> PROBLEM
Find the lines that hold the word "code" and return them.

## BEGIN DATA IN THIS EXERCISE

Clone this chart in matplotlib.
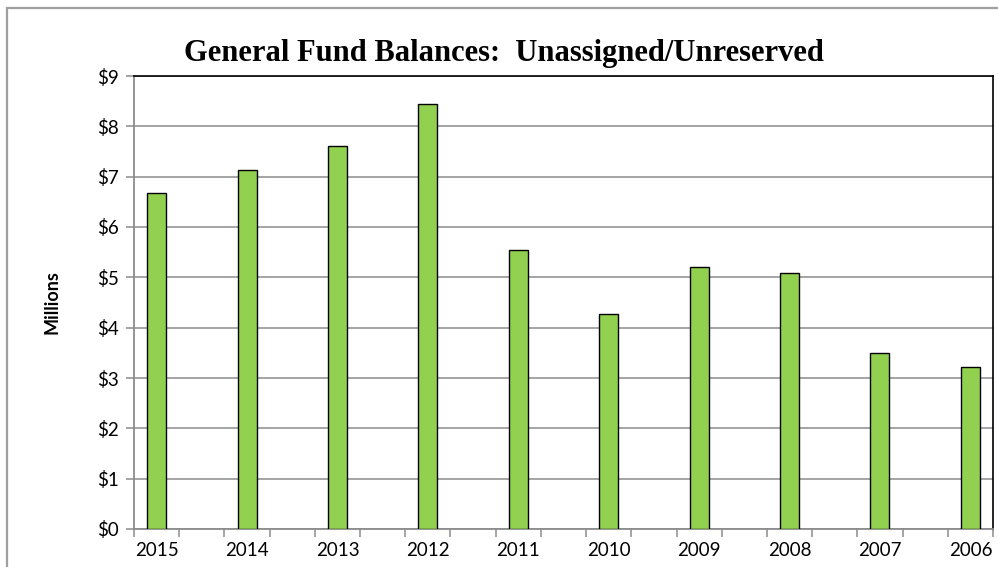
import matplotlib
matplotlib.use('Agg')

import numpy as np
import matplotlib.pyplot as plt
from matplotlib.patches import Rectangle
from matplotlib.ticker import FuncFormatter, FixedLocator

# data (millions of dollars)
years = ['2015', '2014', '2013', '2012', '2011', '2010', '2009', '2008', '2007', '2006']
balances = [6.67, 7.14, 7.60, 8.44, 5.55, 4.28, 5.21, 5.08, 3.49, 3.22]
y_ticks = [0, 1, 2, 3, 4, 5, 6, 7, 8, 9]

plt.rcParams['font.family'] = ['Lato', 'DejaVu Sans']

fig = plt.figure(figsize=(9.98, 5.67), dpi=100)
ax = fig.add_axes([134 / 998, 1 - 529 / 567, (993 - 134) / 998, (529 - 76) / 567])

# every category sits on every other slot (blank slots between them)
pos = np.arange(len(years)) * 2
ax.bar(pos, balances, width=0.42, color='#92D050', edgecolor='black',
       linewidth=1.0, zorder=3)

ax.set_xlim(-0.5, 2 * len(years) - 1.5)
ax.set_ylim(0, 9)

grid_c = '#8c8c8c'
ax.set_yticks(y_ticks)
ax.yaxis.set_major_formatter(FuncFormatter(lambda v, p: '$%d' % v))
ax.yaxis.grid(True, color=grid_c, linewidth=1.1, zorder=0)
ax.set_axisbelow(True)

ax.set_xticks(pos)
ax.set_xticklabels(years)
ax.xaxis.set_minor_locator(FixedLocator(np.arange(-0.5, 2 * len(years) - 1, 1)))
ax.tick_params(axis='x', which='major', length=0, pad=9, labelsize=13.5)
ax.tick_params(axis='x', which='minor', length=6, color=grid_c, width=1.1)
ax.tick_params(axis='y', length=6, color=grid_c, width=1.1, pad=5, labelsize=13.5)

for s in ['left', 'bottom']:
    ax.spines[s].set_color(grid_c)
    ax.spines[s].set_linewidth(1.3)
for s in ['top', 'right']:
    ax.spines[s].set_color('black')
    ax.spines[s].set_linewidth(1.2)

ax.set_ylabel('Millions', fontsize=13, fontweight='bold', labelpad=26)

fig.text(504 / 998, 1 - 53 / 567, 'General Fund Balances:  Unassigned/Unreserved',
         ha='center', va='center', fontsize=22, fontweight='bold',
         family=['Liberation Serif', 'DejaVu Serif'])

# outer chart border (cut off on the right and bottom)
fig.patches.append(Rectangle((7 / 998, -0.1), 1.2, 1 - 8 / 567 + 0.1,
                             transform=fig.transFigure, fill=False,
                             edgecolor='#a0a0a0', linewidth=1.6, zorder=0))

fig.savefig('out.png', dpi=100)
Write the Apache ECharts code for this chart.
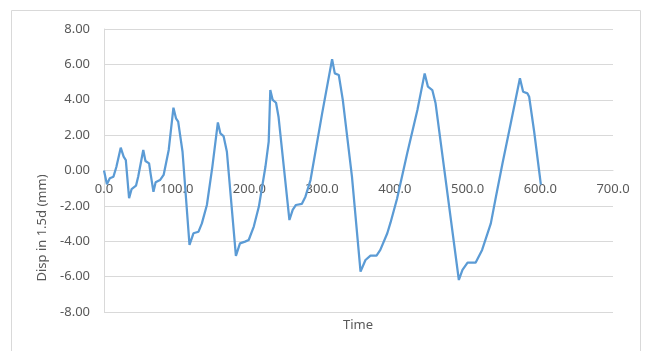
<!DOCTYPE html>
<html>
<head>
<meta charset="utf-8">
<script src="https://cdn.jsdelivr.net/npm/echarts@6/dist/echarts.min.js"></script>
<style>html,body{margin:0;padding:0;background:#fff;}#c{width:649px;height:351px;}</style>
</head>
<body>
<div id="c"></div>
<script>
var time = [0,4,8,13,17,23,27,30,34.5,38,44,47,54,57,62,64,68,71,77,82,89,95.5,99,102,108,117.6,123,130,134.6,141.5,149,156.6,160,164.4,169,181.4,187,194,199,206,213,222,226.5,228.7,232,236.6,240,255,259.5,264,272,277,284,300,313.7,317.4,322.9,328.4,341,352.8,359.6,366.5,374.8,380,389.6,394,403,417,431,441,445.5,451.5,456,488,493,500,511,520,532,539,548,559.4,572,576.4,582.4,584.7,591.6,600.8];
var disp = [0,-0.78,-0.44,-0.35,0.2,1.29,0.78,0.59,-1.57,-1.05,-0.86,-0.35,1.16,0.54,0.4,-0.16,-1.2,-0.67,-0.54,-0.25,1.16,3.55,2.95,2.76,1.06,-4.21,-3.55,-3.46,-2.99,-1.95,0.21,2.72,2.1,1.95,1.06,-4.83,-4.12,-4.02,-3.93,-3.17,-2.04,0.21,1.63,4.55,3.99,3.83,3.04,-2.8,-2.23,-1.95,-1.89,-1.48,-0.54,3.23,6.29,5.49,5.4,3.99,-0.35,-5.72,-5.06,-4.81,-4.81,-4.49,-3.55,-2.95,-1.6,0.97,3.42,5.49,4.74,4.55,3.8,-6.19,-5.62,-5.21,-5.21,-4.49,-2.99,-1.48,0.4,2.67,5.21,4.45,4.36,4.17,2.19,-0.8];
var xTicks = {min: 0, max: 700, interval: 100};
var yTicks = {min: -8, max: 8, interval: 2};
var xTitle = 'Time';
var yTitle = 'Disp in 1.5d (mm)';

var pts = time.map(function(t, i){ return [t, disp[i]]; });
var font = '"Noto Sans", "Liberation Sans", sans-serif';
var gridTop = 29, gridBottom = 39, H = 351;
var plotH = H - gridTop - gridBottom;
var zeroOffset = -plotH * (0 - yTicks.min) / (yTicks.max - yTicks.min);
var chart = echarts.init(document.getElementById('c'), null, {renderer: 'canvas'});
chart.setOption({
  animation: false,
  grid: {left: 104, right: 36, top: gridTop, bottom: gridBottom, containLabel: false},
  xAxis: {
    type: 'value', min: xTicks.min, max: xTicks.max, interval: xTicks.interval,
    position: 'bottom', offset: zeroOffset,
    axisLine: {show: true, onZero: false, lineStyle: {color: '#d9d9d9', width: 1}},
    axisTick: {show: false},
    splitLine: {show: false},
    axisLabel: {color: '#595959', fontSize: 13, fontFamily: font, margin: 12,
      formatter: function(v){ return v.toFixed(1); }}
  },
  yAxis: {
    type: 'value', min: yTicks.min, max: yTicks.max, interval: yTicks.interval,
    axisLine: {show: true, lineStyle: {color: '#d9d9d9', width: 1}},
    axisTick: {show: false},
    splitLine: {show: true, lineStyle: {color: '#d9d9d9', width: 1}},
    axisLabel: {color: '#595959', fontSize: 13, fontFamily: font, margin: 14,
      formatter: function(v){ return v.toFixed(2); }}
  },
  graphic: [
    {type: 'rect', shape: {x: 11.5, y: 10.5, width: 629, height: 400}, style: {fill: 'none', stroke: '#d9d9d9', lineWidth: 1}, silent: true},
    {type: 'text', x: 358, y: 325, style: {text: xTitle, fill: '#595959', font: '13px ' + font, align: 'center', verticalAlign: 'middle'}},
    {type: 'text', x: 42, y: 228, rotation: Math.PI / 2, style: {text: yTitle, fill: '#595959', font: '13px ' + font, align: 'center', verticalAlign: 'middle'}}
  ],
  series: [{
    type: 'line', data: pts, showSymbol: false, smooth: false,
    lineStyle: {color: '#5B9BD5', width: 2.25}, itemStyle: {color: '#5B9BD5'}
  }]
});
</script>
</body>
</html>
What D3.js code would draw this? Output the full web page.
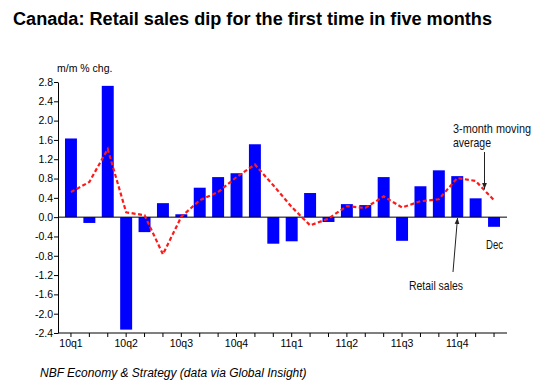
<!DOCTYPE html>
<html>
<head>
<meta charset="utf-8">
<script src="https://cdn.jsdelivr.net/npm/d3@7"></script>
<style>
  body { margin: 0; background: #fff; }
  svg { display: block; font-family: "Liberation Sans", Arial, sans-serif; }
</style>
</head>
<body>
<div id="chart"></div>
<script>
// monthly data, Jan 2010 .. Dec 2011
var months = d3.range(24);
var quarterLabels = ["10q1", "10q2", "10q3", "10q4", "11q1", "11q2", "11q3", "11q4"];
var retailSales = [1.63, -0.12, 2.72, -2.33, -0.31, 0.29, 0.06, 0.61, 0.83, 0.91, 1.51, -0.55,
                   -0.50, 0.50, -0.10, 0.27, 0.25, 0.83, -0.49, 0.64, 0.97, 0.85, 0.39, -0.20];
var movingAvg = [0.52, 0.73, 1.41, 0.10, 0.04, -0.77, 0.01, 0.35, 0.52, 0.83, 1.09, 0.66,
                 0.21, -0.17, -0.03, 0.23, 0.19, 0.43, 0.20, 0.33, 0.37, 0.81, 0.75, 0.35];
var yTicks = d3.range(-2.4, 2.81, 0.4);

var width = 554, height = 386;
var svg = d3.select("#chart").append("svg")
  .attr("width", width)
  .attr("height", height);

var x = d3.scaleBand()
  .domain(months)
  .range([58, 507])
  .paddingInner(0.35)
  .paddingOuter(0.38);

var y = d3.scaleLinear()
  .domain([-2.4, 2.8])
  .range([333, 82]);

// title
svg.append("text")
  .attr("x", 13).attr("y", 25)
  .attr("textLength", 479).attr("lengthAdjust", "spacingAndGlyphs")
  .style("font-size", "17.5px").style("font-weight", "bold")
  .text("Canada: Retail sales dip for the first time in five months");

svg.append("text")
  .attr("x", 57).attr("y", 72)
  .style("font-size", "10.5px")
  .text("m/m % chg.");

// bars
svg.append("g").selectAll("rect")
  .data(retailSales)
  .join("rect")
  .attr("x", (d, i) => x(i))
  .attr("width", x.bandwidth())
  .attr("y", d => y(Math.max(0, d)))
  .attr("height", d => Math.abs(y(d) - y(0)))
  .attr("fill", "#0000ff");

// zero line
svg.append("line")
  .attr("x1", 58).attr("x2", 507)
  .attr("y1", y(0)).attr("y2", y(0))
  .attr("stroke", "#000").attr("stroke-width", 1);

// moving average
var line = d3.line()
  .x((d, i) => x(i) + x.bandwidth() / 2)
  .y(d => y(d));
svg.append("path")
  .datum(movingAvg)
  .attr("d", line)
  .attr("fill", "none")
  .attr("stroke", "#ff1a1a")
  .attr("stroke-width", 2.2)
  .attr("stroke-dasharray", "4,2.5");

// y axis
var yAxis = d3.axisLeft(y)
  .tickValues(yTicks)
  .tickSize(4)
  .tickSizeOuter(0)
  .tickFormat(d => (Math.abs(d) < 1e-9 ? 0 : d).toFixed(1));
var gy = svg.append("g")
  .attr("transform", "translate(58,0)")
  .call(yAxis);
gy.selectAll("text").style("font-size", "10.5px").attr("x", -5);

// x axis
var xAxis = d3.axisBottom(x)
  .tickSize(4)
  .tickSizeOuter(0)
  .tickFormat(i => (i % 3 === 0 ? quarterLabels[i / 3] : ""));
var gx = svg.append("g")
  .attr("transform", "translate(0,333)")
  .call(xAxis);
gx.select(".domain").attr("d", "M58,0H507");
gx.selectAll("text").style("font-size", "10.5px").attr("y", 7);
svg.selectAll(".domain, .tick line").attr("stroke", "#000");

// annotations
var defs = svg.append("defs");
defs.append("marker")
  .attr("id", "arrow")
  .attr("viewBox", "0 0 10 10")
  .attr("refX", 10).attr("refY", 5)
  .attr("markerWidth", 6).attr("markerHeight", 6)
  .attr("orient", "auto")
  .append("path")
  .attr("d", "M0,1L10,5L0,9z")
  .attr("fill", "#222");

var ann = svg.append("g")
  .style("font-family", "'Liberation Sans Narrow', 'Arial Narrow', 'Liberation Sans', sans-serif")
  .style("font-size", "13px")
  .attr("fill", "#111");
ann.append("text").attr("x", 453).attr("y", 133)
  .attr("textLength", 78).attr("lengthAdjust", "spacingAndGlyphs").text("3-month moving");
ann.append("text").attr("x", 453).attr("y", 147)
  .attr("textLength", 38).attr("lengthAdjust", "spacingAndGlyphs").text("average");
ann.append("text").attr("x", 409).attr("y", 290)
  .attr("textLength", 54).attr("lengthAdjust", "spacingAndGlyphs").text("Retail sales");
ann.append("text").attr("x", 486).attr("y", 249)
  .attr("textLength", 17).attr("lengthAdjust", "spacingAndGlyphs").text("Dec");

svg.append("line")
  .attr("x1", 484.5).attr("y1", 152).attr("x2", 484.5).attr("y2", 189)
  .attr("stroke", "#222").attr("stroke-width", 1)
  .attr("marker-end", "url(#arrow)");
svg.append("line")
  .attr("x1", 453).attr("y1", 272).attr("x2", 457.5).attr("y2", 218)
  .attr("stroke", "#222").attr("stroke-width", 1)
  .attr("marker-end", "url(#arrow)");

// source
svg.append("text")
  .attr("x", 40).attr("y", 377)
  .style("font-size", "12px").style("font-style", "italic")
  .text("NBF Economy & Strategy (data via Global Insight)");
</script>
</body>
</html>
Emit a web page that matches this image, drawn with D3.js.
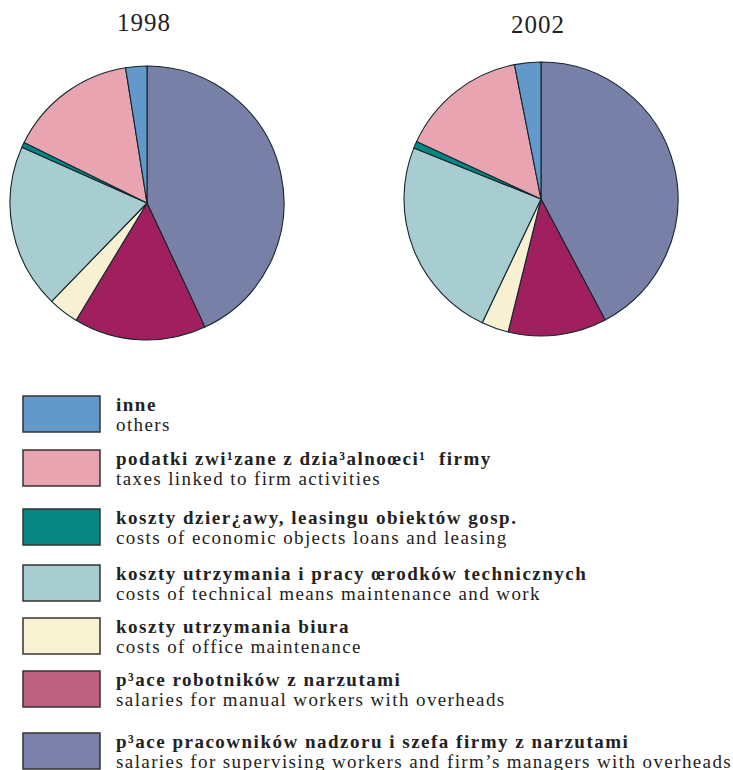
<!DOCTYPE html>
<html>
<head>
<meta charset="utf-8">
<script src="https://cdn.jsdelivr.net/npm/d3@7"></script>
<style>
  body { margin: 0; background: #fff; }
  text { font-family: "Liberation Serif", "Times New Roman", serif; fill: #222; }
</style>
</head>
<body>
<svg id="canvas" width="733" height="770"></svg>
<script>
// categories, in legend order (top to bottom)
let namesPl = [
  'inne',
  'podatki zwi¹zane z dzia³alnoœci¹  firmy',
  'koszty dzier¿awy, leasingu obiektów gosp.',
  'koszty utrzymania i pracy œrodków technicznych',
  'koszty utrzymania biura',
  'p³ace robotników z narzutami',
  'p³ace pracowników nadzoru i szefa firmy z narzutami'
]
let namesEn = [
  'others',
  'taxes linked to firm activities',
  'costs of economic objects loans and leasing',
  'costs of technical means maintenance and work',
  'costs of office maintenance',
  'salaries for manual workers with overheads',
  'salaries for supervising workers and firm\u2019s managers with overheads'
]
let years = ['1998', '2002']
// shares in %, same order as the legend
let values1998 = [2.5, 15.2, 0.6, 19.4, 3.6, 15.6, 43.0]
let values2002 = [3.1, 15.0, 0.8, 24.0, 3.2, 11.6, 42.2]

let pieColors = ['#6398cb', '#e8a5b1', '#068784', '#a8cdd1', '#f7f0d2', '#a01f5e', '#7880a8']
let legendColors = ['#6398cb', '#e8a5b1', '#068784', '#a8cdd1', '#faf3d3', '#be6181', '#7a80aa']

let canvas = d3.select('#canvas')

// pies run clockwise from 12 o'clock starting with the last legend entry
let pie = d3.pie().sort(null).value(d => d.v)
let arc = d3.arc().innerRadius(0).outerRadius(137)

let pies = [
  {year: years[0], values: values1998, cx: 147, cy: 203, ty: 31},
  {year: years[1], values: values2002, cx: 541, cy: 199, ty: 33}
]

pies.forEach(p => {
  let items = p.values.map((v, i) => ({v: v, i: i})).reverse()
  let g = canvas.append('g').attr('transform', 'translate(' + p.cx + ',' + p.cy + ')')
  g.selectAll('path')
    .data(pie(items))
    .enter()
    .append('path')
    .attr('d', arc)
    .attr('fill', d => pieColors[d.data.i])
    .attr('stroke', '#15262b')
    .attr('stroke-width', 1.1)
    .attr('stroke-linejoin', 'round')
  canvas.append('text')
    .attr('x', p.cx - 3)
    .attr('y', p.ty)
    .attr('text-anchor', 'middle')
    .attr('font-size', 25)
    .attr('letter-spacing', 1)
    .text(p.year)
})

// legend
let legendTop = [396, 450, 509, 565, 618, 671, 733]
let legend = canvas.selectAll('.legend')
  .data(namesPl)
  .enter()
  .append('g')
  .attr('class', 'legend')
  .attr('transform', (d, i) => 'translate(23,' + legendTop[i] + ')')

legend.append('rect')
  .attr('width', 77)
  .attr('height', 36)
  .attr('fill', (d, i) => legendColors[i])
  .attr('stroke', '#333')
  .attr('stroke-width', 1.5)

legend.append('text')
  .attr('x', 93)
  .attr('y', 15)
  .attr('font-size', 19)
  .attr('font-weight', 'bold')
  .attr('letter-spacing', 1.5)
  .attr('xml:space', 'preserve')
  .text(d => d)

legend.append('text')
  .attr('x', 93)
  .attr('y', 35)
  .attr('font-size', 19)
  .attr('letter-spacing', 1.4)
  .text((d, i) => namesEn[i])
</script>
</body>
</html>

## END DATA IN THIS EXERCISE

> RESULT FOR THIS TASK
Write the Apache ECharts code for this chart.
What D3.js code would draw this? Output the full web page.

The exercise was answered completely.